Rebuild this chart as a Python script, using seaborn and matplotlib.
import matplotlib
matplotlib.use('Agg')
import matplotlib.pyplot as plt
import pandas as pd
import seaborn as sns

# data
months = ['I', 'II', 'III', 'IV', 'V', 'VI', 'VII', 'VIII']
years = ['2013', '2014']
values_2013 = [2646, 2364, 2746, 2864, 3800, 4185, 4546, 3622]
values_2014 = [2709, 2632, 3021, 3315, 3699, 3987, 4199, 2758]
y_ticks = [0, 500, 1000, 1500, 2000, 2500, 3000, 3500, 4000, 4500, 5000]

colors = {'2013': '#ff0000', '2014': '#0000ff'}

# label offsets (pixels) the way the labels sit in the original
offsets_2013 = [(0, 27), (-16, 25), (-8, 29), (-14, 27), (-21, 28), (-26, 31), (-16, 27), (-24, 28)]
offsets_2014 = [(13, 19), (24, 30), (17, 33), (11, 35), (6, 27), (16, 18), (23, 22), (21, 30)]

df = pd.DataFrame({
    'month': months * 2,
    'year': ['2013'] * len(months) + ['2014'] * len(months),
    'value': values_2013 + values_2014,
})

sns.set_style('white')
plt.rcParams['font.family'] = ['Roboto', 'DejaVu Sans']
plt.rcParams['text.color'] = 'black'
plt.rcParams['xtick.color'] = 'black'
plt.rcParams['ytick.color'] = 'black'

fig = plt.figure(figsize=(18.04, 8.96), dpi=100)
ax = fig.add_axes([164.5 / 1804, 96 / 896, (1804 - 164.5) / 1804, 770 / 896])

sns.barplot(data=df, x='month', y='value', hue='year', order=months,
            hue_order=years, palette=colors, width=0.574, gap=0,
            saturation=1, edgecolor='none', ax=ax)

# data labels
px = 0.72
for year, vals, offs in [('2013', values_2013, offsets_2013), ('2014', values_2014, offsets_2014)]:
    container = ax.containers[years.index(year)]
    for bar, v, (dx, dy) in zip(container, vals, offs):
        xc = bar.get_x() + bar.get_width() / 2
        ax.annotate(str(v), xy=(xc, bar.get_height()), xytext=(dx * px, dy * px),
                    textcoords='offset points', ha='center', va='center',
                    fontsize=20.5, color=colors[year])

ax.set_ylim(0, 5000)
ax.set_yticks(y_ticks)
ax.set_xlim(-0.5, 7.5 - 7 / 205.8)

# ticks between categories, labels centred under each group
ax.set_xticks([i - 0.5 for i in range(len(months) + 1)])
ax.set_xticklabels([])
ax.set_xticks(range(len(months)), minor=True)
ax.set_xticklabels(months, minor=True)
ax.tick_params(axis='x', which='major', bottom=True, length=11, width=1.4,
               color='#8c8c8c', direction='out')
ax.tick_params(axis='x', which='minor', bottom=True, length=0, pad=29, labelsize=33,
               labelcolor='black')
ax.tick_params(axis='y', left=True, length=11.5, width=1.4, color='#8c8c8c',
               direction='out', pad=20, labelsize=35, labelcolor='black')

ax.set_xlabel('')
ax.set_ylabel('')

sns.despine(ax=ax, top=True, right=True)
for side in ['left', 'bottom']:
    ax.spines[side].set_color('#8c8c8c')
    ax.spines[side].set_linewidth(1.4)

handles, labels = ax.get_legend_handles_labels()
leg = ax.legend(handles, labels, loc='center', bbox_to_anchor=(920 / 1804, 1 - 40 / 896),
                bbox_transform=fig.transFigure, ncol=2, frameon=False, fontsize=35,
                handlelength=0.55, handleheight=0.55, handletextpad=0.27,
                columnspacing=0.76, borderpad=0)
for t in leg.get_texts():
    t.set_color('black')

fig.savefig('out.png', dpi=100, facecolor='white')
==
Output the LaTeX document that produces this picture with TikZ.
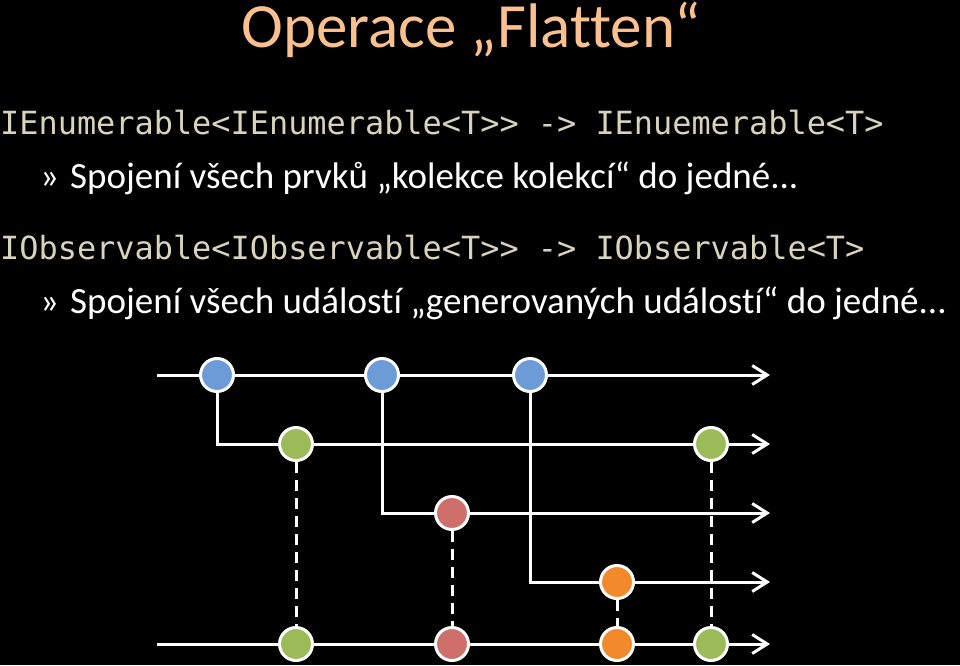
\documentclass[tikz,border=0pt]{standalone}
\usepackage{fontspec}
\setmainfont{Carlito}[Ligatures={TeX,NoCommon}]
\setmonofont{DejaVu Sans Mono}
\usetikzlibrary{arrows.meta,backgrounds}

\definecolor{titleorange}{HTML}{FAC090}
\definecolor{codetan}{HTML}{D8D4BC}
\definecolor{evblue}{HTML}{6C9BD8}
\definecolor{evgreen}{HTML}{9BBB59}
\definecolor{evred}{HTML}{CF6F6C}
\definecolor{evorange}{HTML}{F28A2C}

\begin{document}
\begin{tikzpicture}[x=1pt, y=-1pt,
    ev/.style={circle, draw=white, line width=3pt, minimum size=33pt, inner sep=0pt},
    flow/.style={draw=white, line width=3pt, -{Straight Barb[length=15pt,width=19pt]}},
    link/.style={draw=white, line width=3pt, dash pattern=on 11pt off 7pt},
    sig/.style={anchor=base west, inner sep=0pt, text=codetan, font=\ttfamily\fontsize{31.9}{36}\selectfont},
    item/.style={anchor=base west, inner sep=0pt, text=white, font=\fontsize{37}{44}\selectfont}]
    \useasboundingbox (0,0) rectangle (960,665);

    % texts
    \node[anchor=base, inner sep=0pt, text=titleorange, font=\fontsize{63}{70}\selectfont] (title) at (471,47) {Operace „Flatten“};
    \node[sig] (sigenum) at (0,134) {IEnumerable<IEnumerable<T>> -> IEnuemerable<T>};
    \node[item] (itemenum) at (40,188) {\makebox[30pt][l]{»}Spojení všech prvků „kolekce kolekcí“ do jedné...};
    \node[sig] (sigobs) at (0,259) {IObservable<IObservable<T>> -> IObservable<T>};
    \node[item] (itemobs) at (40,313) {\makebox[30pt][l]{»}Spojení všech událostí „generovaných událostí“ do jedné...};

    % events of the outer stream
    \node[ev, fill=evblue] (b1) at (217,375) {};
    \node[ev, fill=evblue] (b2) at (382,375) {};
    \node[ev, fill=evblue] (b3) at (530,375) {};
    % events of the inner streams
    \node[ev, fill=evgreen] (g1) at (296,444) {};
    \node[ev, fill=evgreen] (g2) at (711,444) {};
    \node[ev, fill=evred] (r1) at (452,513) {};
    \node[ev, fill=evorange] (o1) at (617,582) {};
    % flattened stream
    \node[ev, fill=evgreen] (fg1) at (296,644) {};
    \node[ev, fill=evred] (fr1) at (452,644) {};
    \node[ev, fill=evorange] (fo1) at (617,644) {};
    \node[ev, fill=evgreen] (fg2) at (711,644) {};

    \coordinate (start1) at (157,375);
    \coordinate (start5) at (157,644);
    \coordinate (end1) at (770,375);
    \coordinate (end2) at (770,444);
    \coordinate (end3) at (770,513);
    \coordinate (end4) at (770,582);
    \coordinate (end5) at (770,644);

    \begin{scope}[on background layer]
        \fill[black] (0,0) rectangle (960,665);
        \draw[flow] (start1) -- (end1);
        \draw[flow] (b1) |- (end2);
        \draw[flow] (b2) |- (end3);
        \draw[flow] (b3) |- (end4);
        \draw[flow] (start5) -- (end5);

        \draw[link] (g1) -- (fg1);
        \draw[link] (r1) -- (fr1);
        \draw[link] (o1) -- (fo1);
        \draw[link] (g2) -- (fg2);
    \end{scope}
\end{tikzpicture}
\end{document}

Brief: Compute how many lines include the string "this", then give that number by itself.

Solution: 2